Many varieties of birds, both wild and domesticated, will eat cabbage loopers. After all, they’re natural enemies; what bird doesn’t like a worm? Among the most prevalent are house sparrows, skylarks, and domesticated fowl such as chickens, turkeys, and ducks.

Preventing Cabbage Loopers

When looking at how to get rid of caterpillars naturally, one of the best ways that I’ve discovered is to keep them from reaching the plants at all. If you use a floating row cover over your plants, the row cover prevents the cabbage looper moth from laying its eggs on the host plants entirely. Floating row covers also prevent other pests from attacking other vegetable crops.

Neem oil is another effective choice. This oil smothers the eggs when sprayed onto them. While it does not completely repel cabbage loopers, it acts as a growth retardant when consumed, and the leaves taste bitter to the worms and slows the speed of consumption.

Another option is to use a garlic spray that discourages the butterflies from laying eggs on your plants. You can buy garlic oil sprays, but you can also make your own garlic spray.  This reduces feeding by June bugs, squash bugs, cabbage worms, cabbage loopers, aphids, and a variety of other insects. Adding a little mint or neem oil to this can be beneficial, too.

Frequently Asked Questions

Cabbage looper chrysalis
A looper chrysalis on the underside of a leaf. Source: Suzies Farm

Q: What does the cabbage looper turn into?

A: The cabbage looper turns into a cabbage looper moth called the Ni moth.

Q: Is the cabbage looper poisonous?

A: No, at least not to humans or our pets or livestock.

Q: What do cabbage looper caterpillars eat?

A: A huge list of cruciferous crops, as well as some related ornamental plants. They also thrive on wild plants like lamb’s quarters or dandelion.

Q: What kind of butterfly does a cabbage looper turn into?

A: They turn into cabbage looper moths, not butterflies.

Q: How long does it take for a cabbage looper to turn into a moth?

A: It takes 8-15 days for a cabbage looper to pupate and turn into a moth. The entire life cycle from egg to adult takes up to 35 days. An adult cabbage looper moth can live for at least 10-12 days after emerging from pupation (and sometimes longer) and can lay 275-300 eggs in their lifespan.

Q: What does a cabbage looper cocoon look like?

A: There’s a photo of one to start this section! The cabbage looper chrysalis looks almost like a spiderweb attached to the bottom of a leaf. The worm pupates under this webbed structure.

Q: What do cabbage looper eggs look like?

A: They are small, round, and yellowish in color. You can tell the difference between cabbage looper eggs and cabbage worm eggs because cabbage worms lay oval-shaped eggs and loopers produce round ones. Looper eggs are also more spread out rather than being clustered as cabbage worm eggs are.

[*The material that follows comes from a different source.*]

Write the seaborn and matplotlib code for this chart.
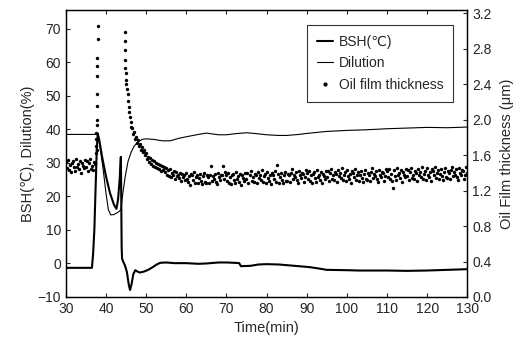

Q: Can you eat cabbage that had cabbage worms?

A: If you’re not squeamish, sure! If you are squeamish, remove any portions that are particularly hole-filled and wash the rest.

Q: Do birds eat loopers?

A: Absolutely! Birds are natural enemies of cabbage looper larvae. Like other worms, they find them delicious.

Q: Do cabbage loopers eat anything other than edible plants?

A: These voracious little critters also happily munch on chrysanthemums, hollyhocks, snapdragons, sweetpeas, other Brassicaceae family members like alyssum or lunaria, and commercial crops like cotton and tobacco. Some wild plants such as lamb’s quarters or dandelions are also host plants. These are opportunistic pests that don’t stop at cole crops or other edibles.

Q: I’ve read that you can salt cabbage loopers to kill them. Does this work?

A: While you can use salt to dehydrate cabbage loopers and slowly kill them, it’s just not as effective as solutions like BT or diatomaceous earth. Salt also has potential negative impacts on your garden, especially if it builds up over time in your beds.